Release type: Transcript

Date:

2GB Interview with Ben Fordham

Ministers:

The Hon Alan Tudge MP
Minister for Education and Youth

Subjects: Child care relief package and new proposed school curriculum

BEN FORDHAM:

Well, there's more relief coming for childcare. The Federal Government has announced a new $1.7 billion package. It could save families with more than one child under five up to $125 a week. However, don't expect it any time soon, it won't be ready until July next year. The Federal Education Minister, Alan Tudge, is with us on the line. Minister, good morning to you.

ALAN TUDGE:

Good morning, Ben.

BEN FORDHAM:

Why are we waiting so long?

ALAN TUDGE:

The advice from my Department is that, that's the best time to start, given the technology changes which need to be made and implemented. So, if we can bring that forward, we will. But we just want to be cautious in relation to the implementation.

BEN FORDHAM:

You're saying a quarter of a million families will benefit from this?

ALAN TUDGE:

That is exactly right. And so an average family, say, earning $110,000 collectively, they've got a couple of kids in child care, they'll be $95 a week better off as a result of this.
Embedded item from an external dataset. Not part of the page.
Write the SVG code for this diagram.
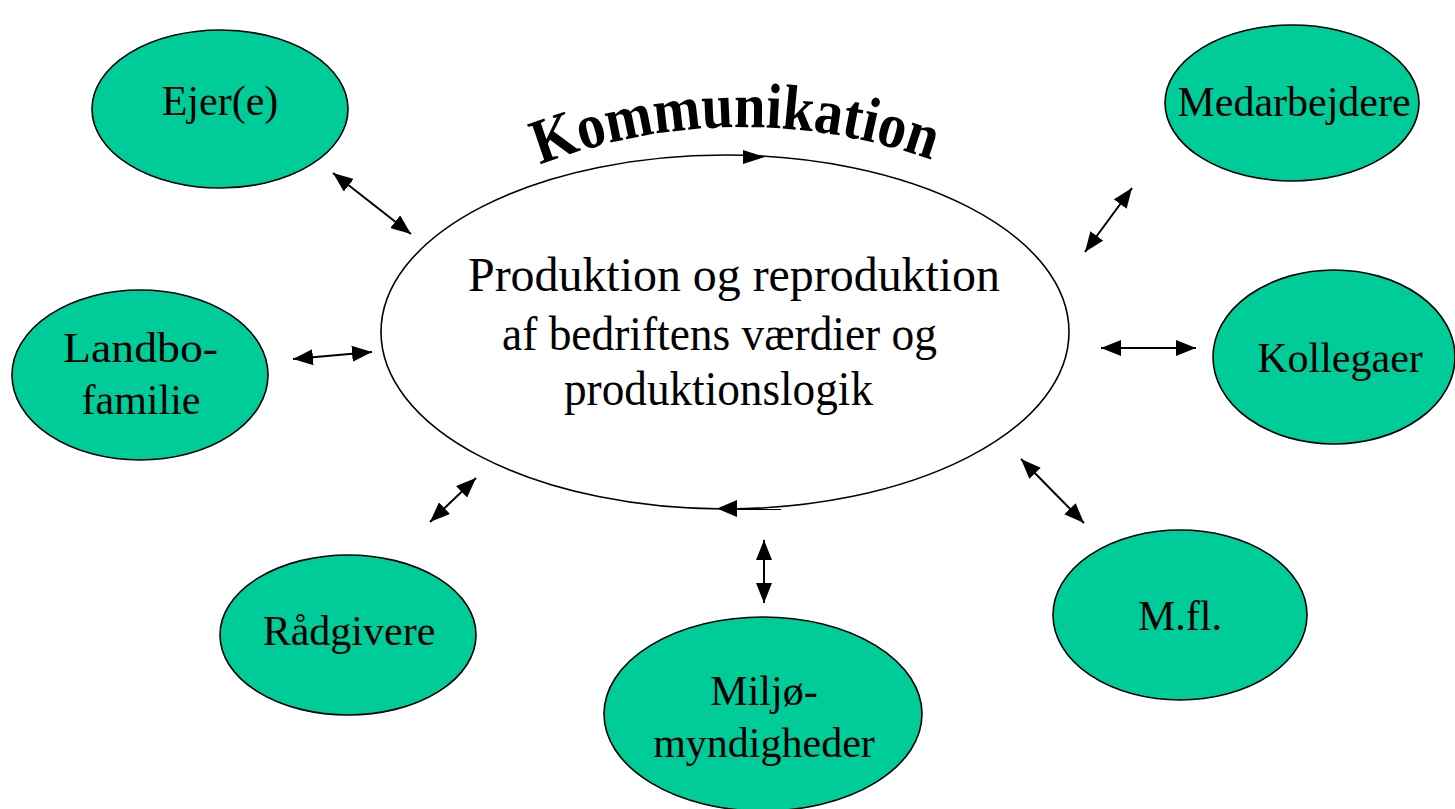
<svg xmlns="http://www.w3.org/2000/svg" width="1455" height="809" viewBox="0 0 1455 809">
<style>
.node{fill:#00CC99;stroke:#000;stroke-width:1.6}
.lbl{font-family:"Liberation Serif","Times New Roman",serif;font-size:42px;fill:#000;text-anchor:middle}
.ctr{font-family:"Liberation Serif","Times New Roman",serif;font-size:48px;fill:#000;text-anchor:middle}
.conn{stroke:#000;stroke-width:2;fill:none;marker-start:url(#ah);marker-end:url(#ah)}
</style>
<defs>
<marker id="ah" viewBox="0 0 20 16" refX="20" refY="8" markerWidth="20" markerHeight="16" markerUnits="userSpaceOnUse" orient="auto-start-reverse">
<path d="M0,0 L20,8 L0,16 z" fill="#000"/>
</marker>
<path id="arc" d="M 540 165 A 560 560 0 0 1 945 165"/>
</defs>
<rect width="1455" height="809" fill="#fff"/>

<g id="center">
<ellipse cx="725" cy="332" rx="344" ry="177" fill="#fff" stroke="#000" stroke-width="1.6"/>
<path d="M743,150 L765,157 L743,164 z" fill="#000"/>
<path d="M737,500 L717,508.5 L737,517 z" fill="#000"/>
<line x1="735" y1="509.5" x2="781" y2="509.5" stroke="#000" stroke-width="1.2"/>
<text class="ctr" x="734" y="291" textLength="532" lengthAdjust="spacingAndGlyphs">Produktion og reproduktion</text>
<text class="ctr" x="719.5" y="350" textLength="435" lengthAdjust="spacingAndGlyphs">af bedriftens værdier og</text>
<text class="ctr" x="718.5" y="405" textLength="309" lengthAdjust="spacingAndGlyphs">produktionslogik</text>
</g>

<g id="title">
<text font-family="Liberation Serif, 'Times New Roman', serif" font-weight="bold" font-size="64" fill="#000"><textPath href="#arc" textLength="400" lengthAdjust="spacingAndGlyphs">Kommunikation</textPath></text>
</g>

<g id="n-ejer"><ellipse class="node" cx="220" cy="109" rx="128" ry="79"/><text class="lbl" x="220" y="115">Ejer(e)</text></g>
<g id="n-medarbejdere"><ellipse class="node" cx="1292" cy="103" rx="127" ry="78"/><text class="lbl" x="1294" y="116">Medarbejdere</text></g>
<g id="n-landbo"><ellipse class="node" cx="140" cy="375" rx="128" ry="85"/><text class="lbl" x="140.5" y="362" textLength="155" lengthAdjust="spacingAndGlyphs">Landbo-</text><text class="lbl" x="141" y="414">familie</text></g>
<g id="n-kollegaer"><ellipse class="node" cx="1334" cy="357" rx="121" ry="87"/><text class="lbl" x="1340" y="372">Kollegaer</text></g>
<g id="n-raadgivere"><ellipse class="node" cx="348" cy="635" rx="128" ry="80"/><text class="lbl" x="349" y="645">Rådgivere</text></g>
<g id="n-miljo"><ellipse class="node" cx="763" cy="714" rx="159" ry="97"/><text class="lbl" x="764" y="705">Miljø-</text><text class="lbl" x="764" y="757">myndigheder</text></g>
<g id="n-mfl"><ellipse class="node" cx="1180" cy="615" rx="127" ry="85"/><text class="lbl" x="1180" y="630">M.fl.</text></g>

<g id="connectors">
<line class="conn" x1="333" y1="173" x2="411" y2="234"/>
<line class="conn" x1="1132" y1="188" x2="1085" y2="252"/>
<line class="conn" x1="293" y1="359" x2="372" y2="352"/>
<line class="conn" x1="1101" y1="348" x2="1196" y2="348"/>
<line class="conn" x1="476" y1="478" x2="430" y2="522"/>
<line class="conn" x1="764" y1="540" x2="764" y2="603"/>
<line class="conn" x1="1021" y1="459" x2="1084" y2="523"/>
</g>
</svg>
Our package is specifically targeted, Ben, at families with two or more kids, because we know that's when your expenses start to add up. And that's why we've got a measured package that's targeted and really helps those that need the additional assistance.

BEN FORDHAM:

A listener writes to me this morning, please ask Alan Tudge if child care costs will be frozen at the current rate. They're concerned that child care providers will see this policy and think, okay, we'll get in ahead of it and jack up the rates.

ALAN TUDGE:

Yeah, we'll keep a very close eye on that, Ben. We introduced a price cap about three or four years ago, and that has the benefit of putting those downward pressure on prices. And we know that 88 per cent of child care centres today still operate within that price cap. And we'll keep an eye on this, and we're, we’re open to changes should we need to down the track in relation to that.

BEN FORDHAM:

I'm keen to hear from parents, your thoughts on the new policy, 131-873. As Education Minister, Alan Tudge, I want to ask you about the proposed new school curriculum. I see a lot of people ripping it to shreds, including the Indigenous leader, Warren Mundine. You've got the Minister in New South Wales for Corrections, Anthony Roberts, who says it's neo-Marxist rubbish. The Education Minister in New South Wales, Sarah Mitchell, criticising the lack of focus on fundamentals like maths and English. There don't seem to be too many people getting in the queue to support it.

ALAN TUDGE:

Now, this is a draft and there's some good aspects to it, and there's also some concerning aspects to it and there's certainly some parts which I would not support. But it is a draft, it’s out there for public consultation, and we want people's feedback on it before it comes back to state and federal ministers to approve later in the year. My main concern, Ben, is that we use it as an opportunity to increase standards overall, because our standards have slipped over the last 20 years, and we're now three years behind Singapore, for example, in relation to mathematics. So we've got to reverse that decline, get back to where we were, and the curriculum is a very important tool to do that.

BEN FORDHAM:

Just another one, if I can, Minister. The former Queensland Premier, Peter Beattie, says Scott Morrison should be giving a job to Kevin Rudd and Malcolm Turnbull. They both seem to be pretty keen on the sidelines these days to offer an opinion, Mr Rudd and Mr Turnbull. What do you make of the idea from Peter Beattie that Scott Morrison should be giving them both a job?

ALAN TUDGE:

I think they're both very capable at finding jobs themselves, and I'm not sure if they actually need it they're both wealthy individuals. I think that people like Julia Gillard, and Tony Abbott, and John Howard have been exemplars as ex-prime ministers. They've all made significant contributions having left office. They make public comments as required, but I think that's the model which others should follow.

BEN FORDHAM:

We appreciate your time.

ALAN TUDGE:

Thanks very much for that, Ben.

BEN FORDHAM:

Alan Tudge, the Federal Education Minister.